Our industry operates in two parallel universes.  In universe A, everything is moving to software defined.  If all you did is listen to presentations by vendors or read trade journals, you might think that everyone is buying software defined everything.  How does the industry explain software defined:  Software Defined is where a commodity hardware’s personality/function is defined by the software it is running.  In other words, if you take a commodity server and add SDS (software defined storage), you get a storage array; if you add SDN (software defined networking), then you get a switch or any other networking device.  This, of course, sounds great.  As an end user I buy hardware from my favorite vendor, load the software, and WHAM, I have a solution.  The reality is what we get in universe B.

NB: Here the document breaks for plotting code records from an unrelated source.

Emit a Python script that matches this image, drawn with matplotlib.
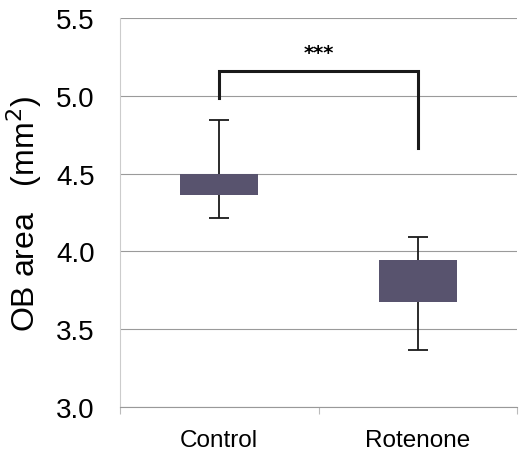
import matplotlib
matplotlib.use("Agg")
import matplotlib.pyplot as plt

plt.rcParams["font.family"] = ["Liberation Sans", "DejaVu Sans"]

categories = ["Control", "Rotenone"]
q1 = [4.36, 3.675]
q3 = [4.50, 3.945]
whisker_low = [4.215, 3.366]
whisker_high = [4.845, 4.093]
bracket_top = 5.16
bracket_left_end = 4.985
bracket_right_end = 4.665
sig_label = "***"
yticks = [3.0, 3.5, 4.0, 4.5, 5.0, 5.5]

fig = plt.figure(figsize=(5.23, 4.52), dpi=100)
ax = fig.add_axes([0.229, 0.097, 0.76, 0.861])

x = [0, 1]
box_color = "#58536e"
for i in x:
    ax.vlines(i, whisker_low[i], whisker_high[i], color="#1a1a1a", lw=1.3, zorder=2)
    ax.hlines([whisker_low[i], whisker_high[i]], i - 0.05, i + 0.05, color="#1a1a1a", lw=1.3, zorder=2)
ax.bar(x, [q3[i] - q1[i] for i in x], bottom=q1, width=0.39, color=box_color, zorder=3)

# significance bracket
ax.plot([0, 0, 1, 1], [bracket_left_end, bracket_top, bracket_top, bracket_right_end],
        color="#1a1a1a", lw=2.2, zorder=4, solid_joinstyle="miter")
ax.text(0.5, bracket_top + 0.06, sig_label, ha="center", va="bottom", fontsize=14,
        fontweight="bold", family=["DejaVu Sans"])

ax.set_xlim(-0.5, 1.5)
ax.set_ylim(3.0, 5.5)
ax.set_yticks(yticks)
ax.set_yticklabels([f"{t:.1f}" for t in yticks], fontsize=20)
ax.yaxis.grid(True, color="#9a9a9a", lw=0.8)
ax.set_axisbelow(True)
ax.tick_params(axis="y", length=0, pad=18)

ax.set_xticks([-0.5, 0.5, 1.5])
ax.set_xticklabels([])
ax.set_xticks(x, minor=True)
ax.set_xticklabels(categories, minor=True, fontsize=17.5)
ax.tick_params(axis="x", which="major", length=5, color="#bbbbbb")
ax.tick_params(axis="x", which="minor", length=0, pad=16)

for s in ["top", "right"]:
    ax.spines[s].set_visible(False)
ax.spines["left"].set_color("#cccccc")
ax.spines["bottom"].set_color("#999999")

ax.set_ylabel("OB area   (mm$^2$)", fontsize=23, labelpad=9)

fig.savefig("out.png", dpi=100)
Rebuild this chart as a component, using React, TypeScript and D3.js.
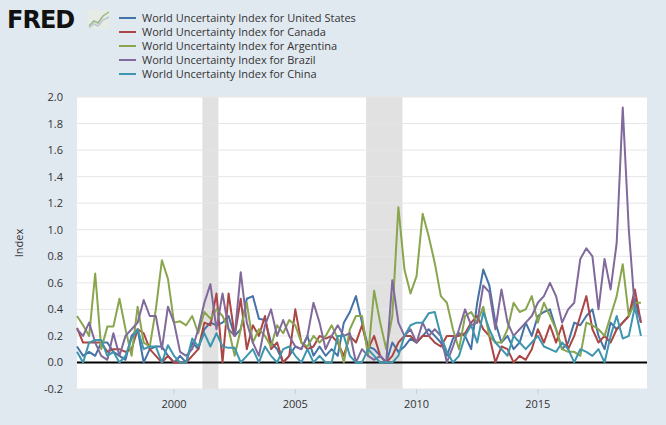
import React from 'react';
import * as d3 from 'd3';

const seriesNames = [
  'World Uncertainty Index for United States',
  'World Uncertainty Index for Canada',
  'World Uncertainty Index for Argentina',
  'World Uncertainty Index for Brazil',
  'World Uncertainty Index for China',
];
const colors = ['#4572a7', '#aa4643', '#89a54e', '#80699b', '#3d96ae'];

// quarterly, starting 1996Q1
const us = [0.12,0.05,0.08,0.05,0.15,0.15,0.08,0.05,0.02,0.2,0.25,0.0,0.1,0.12,0.12,0.05,0.0,0.05,0.0,0.15,0.1,0.25,0.3,0.28,0.3,0.35,0.2,0.25,0.48,0.5,0.33,0.32,0.15,0.1,0.0,0.05,0.12,0.1,0.2,0.05,0.12,0.05,0.1,0.05,0.3,0.38,0.5,0.3,0.12,0.1,0.05,0.0,0.15,0.08,0.12,0.18,0.15,0.2,0.25,0.2,0.15,0.05,0.18,0.22,0.2,0.1,0.45,0.7,0.58,0.3,0.15,0.2,0.1,0.15,0.3,0.2,0.35,0.38,0.4,0.25,0.1,0.15,0.3,0.28,0.35,0.4,0.2,0.1,0.3,0.25,0.3,0.35,0.48,0.3];
const canada = [0.26,0.15,0.15,0.15,0.15,0.08,0.1,0.1,0.08,0.1,0.25,0.22,0.1,0.05,0.0,0.05,0.0,0.0,0.0,0.05,0.1,0.3,0.28,0.52,0.0,0.52,0.2,0.48,0.1,0.28,0.2,0.35,0.1,0.15,0.0,0.05,0.4,0.15,0.1,0.12,0.2,0.18,0.2,0.15,0.05,0.2,0.15,0.28,0.1,0.2,0.05,0.0,0.05,0.15,0.2,0.2,0.15,0.2,0.2,0.15,0.12,0.2,0.2,0.2,0.22,0.3,0.35,0.25,0.2,0.0,0.12,0.1,0.0,0.05,0.02,0.1,0.25,0.15,0.28,0.15,0.28,0.1,0.2,0.35,0.5,0.25,0.15,0.2,0.15,0.25,0.3,0.35,0.55,0.3];
const argentina = [0.35,0.28,0.2,0.67,0.1,0.27,0.27,0.48,0.25,0.05,0.42,0.15,0.12,0.4,0.77,0.63,0.3,0.31,0.28,0.35,0.22,0.38,0.33,0.4,0.35,0.25,0.05,0.25,0.45,0.15,0.25,0.2,0.12,0.28,0.22,0.32,0.28,0.15,0.12,0.2,0.15,0.2,0.28,0.18,0.0,0.25,0.35,0.35,0.05,0.54,0.3,0.1,0.35,1.17,0.7,0.52,0.65,1.12,0.95,0.75,0.5,0.45,0.25,0.1,0.35,0.38,0.3,0.42,0.2,0.15,0.15,0.25,0.45,0.38,0.4,0.5,0.3,0.45,0.35,0.25,0.1,0.08,0.08,0.05,0.3,0.28,0.25,0.2,0.35,0.5,0.74,0.35,0.45,0.45];
const brazil = [0.25,0.2,0.3,0.15,0.05,0.02,0.22,0.05,0.2,0.25,0.3,0.47,0.35,0.35,0.1,0.42,0.3,0.08,0.05,0.1,0.25,0.45,0.59,0.25,0.52,0.25,0.2,0.68,0.3,0.15,0.05,0.28,0.4,0.2,0.32,0.2,0.12,0.1,0.2,0.45,0.3,0.1,0.2,0.28,0.2,0.22,0.0,0.1,0.05,0.02,0.05,0.0,0.62,0.3,0.2,0.25,0.15,0.3,0.2,0.25,0.2,0.0,0.12,0.25,0.4,0.28,0.3,0.58,0.53,0.25,0.55,0.3,0.2,0.25,0.3,0.35,0.45,0.5,0.6,0.5,0.3,0.4,0.45,0.78,0.86,0.8,0.4,0.78,0.55,0.9,1.92,1.0,0.4,0.33];
const china = [0.08,0.0,0.15,0.17,0.17,0.05,0.08,0.0,0.05,0.18,0.25,0.1,0.12,0.12,0.0,0.13,0.05,0.0,0.0,0.18,0.12,0.22,0.12,0.22,0.12,0.11,0.11,0.0,0.05,0.1,0.0,0.12,0.05,0.0,0.1,0.12,0.05,0.0,0.1,0.0,0.05,0.0,0.0,0.2,0.2,0.05,0.0,0.0,0.1,0.05,0.0,0.0,0.0,0.05,0.2,0.28,0.3,0.3,0.37,0.38,0.2,0.08,0.0,0.05,0.2,0.28,0.15,0.38,0.25,0.15,0.1,0.05,0.2,0.15,0.1,0.15,0.2,0.12,0.1,0.08,0.15,0.1,0.0,0.1,0.08,0.05,0.1,0.0,0.2,0.35,0.18,0.2,0.42,0.2];
const allSeries = [us, canada, argentina, brazil, china];

const recessions: [number, number][] = [[2001.17, 2001.83], [2007.92, 2009.42]];
const yTicks = [-0.2, 0, 0.2, 0.4, 0.6, 0.8, 1.0, 1.2, 1.4, 1.6, 1.8, 2.0];
const xTicks = [2000, 2005, 2010, 2015];

const W = 666, H = 425;
const left = 77, right = 647, top = 97, bottom = 389;

export default function App() {
  const x = d3.scaleLinear().domain([1996, 2019.5]).range([left, right]);
  const y = d3.scaleLinear().domain([-0.2, 2.0]).range([bottom, top]);
  const line = d3.line<number>().x((_, i) => x(1996 + i * 0.25)).y(d => y(d));
  const font = '"Open Sans", "DejaVu Sans", sans-serif';
  return (
    <svg width={W} height={H} style={{ position: 'absolute', left: 0, top: 0 }} fontFamily={font}>
      <rect width={W} height={H} fill="#e1e9f0" />
      <rect x={left} y={top} width={right - left} height={bottom - top} fill="#fff" />
      {recessions.map(([a, b], i) => (
        <rect key={i} x={x(a)} y={top} width={x(b) - x(a)} height={bottom - top} fill="#e1e1e1" />
      ))}
      {yTicks.map(t => (
        <g key={t}>
          <line x1={left} x2={right} y1={y(t)} y2={y(t)} stroke="#e6e6e6" />
          <text x={left - 14} y={y(t) + 4} textAnchor="end" fontSize={11} fill="#333">{t.toFixed(1)}</text>
        </g>
      ))}
      {xTicks.map(t => (
        <g key={t}>
          <line x1={x(t)} x2={x(t)} y1={bottom} y2={bottom + 5} stroke="#c0d0e0" />
          <text x={x(t)} y={bottom + 19} textAnchor="middle" fontSize={11} fill="#333">{t}</text>
        </g>
      ))}
      <line x1={left} x2={right} y1={y(0)} y2={y(0)} stroke="#000" strokeWidth={2} />
      {allSeries.map((s, i) => (
        <path key={i} d={line(s) || ''} fill="none" stroke={colors[i]} strokeWidth={2} strokeLinejoin="round" />
      ))}
      <text transform={`translate(23,${(top + bottom) / 2}) rotate(-90)`} textAnchor="middle" fontSize={11} fill="#333">Index</text>
      <text x={7} y={28} fontSize={24} fontWeight="900" fill="#111" fontFamily="'DejaVu Sans', sans-serif" letterSpacing={-1}>FRED</text>
      <g transform="translate(88,10)">
        <rect width={22} height={19} fill="#e6ebe6" />
        <polyline points="1,16 6,11 10,13 15,6 21,2" fill="none" stroke="#9bb58a" strokeWidth={1.5} />
        <polyline points="1,18 6,14 10,16 15,10 21,7" fill="none" stroke="#b9c7d3" strokeWidth={1.5} />
      </g>
      {seriesNames.map((n, i) => (
        <g key={n} transform={`translate(119,${18 + i * 14})`}>
          <line x1={0} x2={17} y1={0} y2={0} stroke={colors[i]} strokeWidth={2} />
          <text x={23} y={4} fontSize={11} fill="#333">{n}</text>
        </g>
      ))}
    </svg>
  );
}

In universe B, the end users want a solution that guarantees performance, reliability, and capacity.  The users want real time support of the solution; when something goes wrong, and there is always something that goes wrong, the end user doesn’t want to start calling the different vendors to figure out who is at fault.   This is why solution architects and systems administrators seek offerings that have been tested, have certified interoperability with other components, and where “how to” is straight forward.  So how do we reconcile what the customer wants to hear and what the industry touts and what the customer ends up wanting to buy and use?

The answer is that we need to define concepts a bit differently.  If the idea of software defined is that the software runs on commodity hardware but the customer doesn’t want to do all the integration and support, then what we really have is “Software Designed”.  Software designed means that the software is developed to run on commodity hardware but there is a defined hardware configuration that has been tested and certified for reliability, performance, interoperability and that the software and hardware are delivered together with one point of contact for support.  This concept is not about how the software is developed but how a solution is brought to market.

Let’s remember:  customers don’t want cloud, they want a more efficient, just in time paradigm in consuming and paying for the IT resources.  Customers don’t want software defined, they want a system where the hardware is commodity, therefore lower cost to procure and maintain, and software that is agile and responsive to the evolving needs of the users.